In 1496 he wrote to Izzy and Fergy “In the name of the Holy Trinity, we can send from here all the slaves and brazil-wood which could be sold.” and his view on the Indians death rate “Although they die now, they will not always die. The Negroes and Canary Islanders died at first.4”
The atrocities continued unabated with CC and when he left finally for Spain, his brother Bartholomew took a census in 1496 there were an estimated 1.5 - 3 million Arawak (down from an estimate of over 8 million in 1492). Today there is only an estimated 5,000 Arawak decedents left mostly in South America where they probably escaped from the bloodshed and sickness.

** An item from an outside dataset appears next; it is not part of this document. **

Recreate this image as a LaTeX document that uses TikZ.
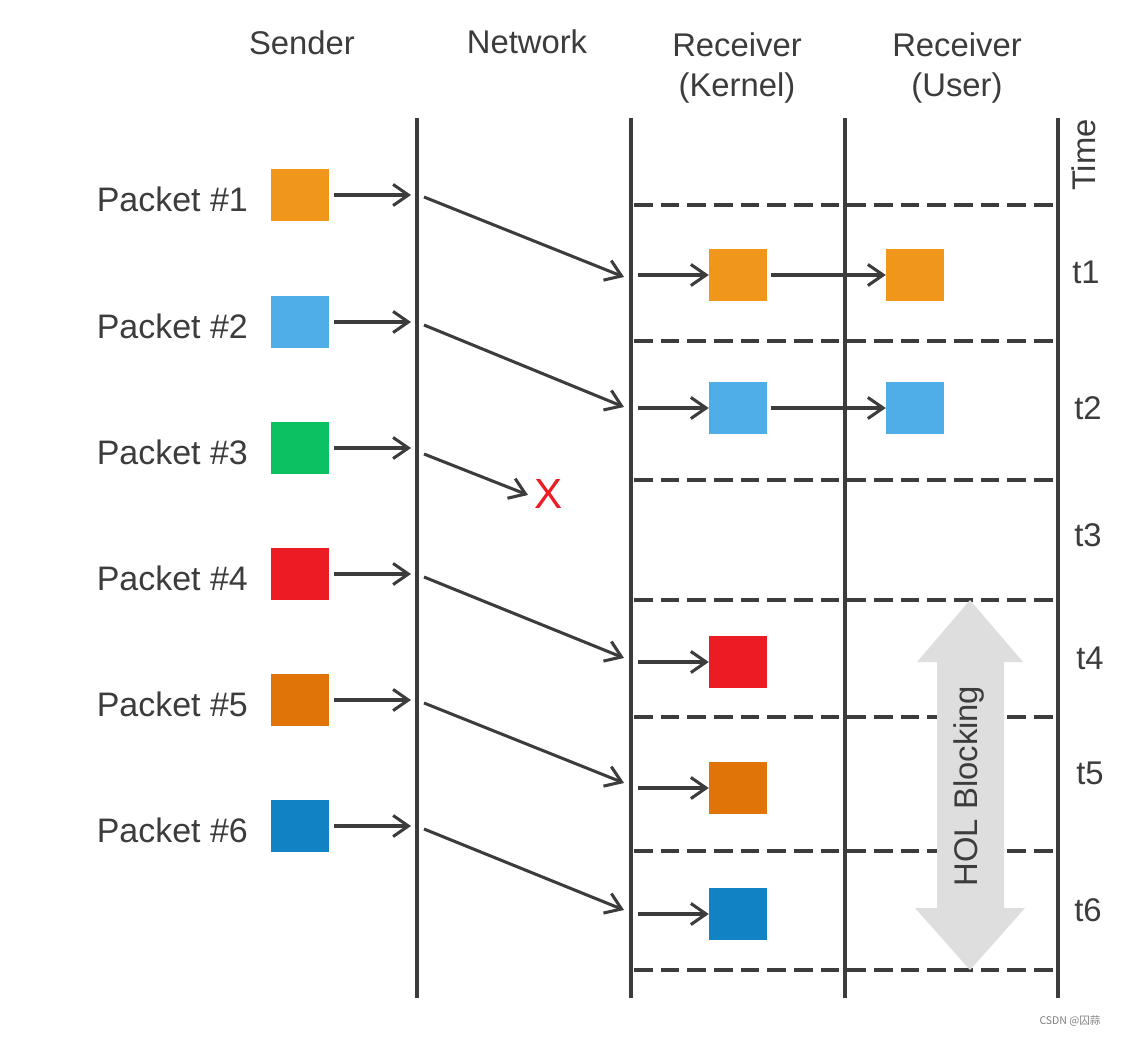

1) The Journal of Christopher Columbus, translated by Cecil Jane (New York: Bonanza, 1989)
2) The Log of Christopher Columbus’s First Voyage to America in the Year 1492, as copied out in brief by Las Casas (Hamden, CT: Linnet, 1989)
3) The Conquest of Paradise: Christopher Columbus and the Columbian Legacy, Kirkpatrick Sale (New York: Plume, 1991)
4) The Conquest of Eden, 1493-1515, Michael Paiewonsky (Chicago: Academy 1991)
Props are given to Lies My Teachers Told Me, James W. Lowen (New York: Touchstone, 1995) for parting the curtains and letting me peak at the truth.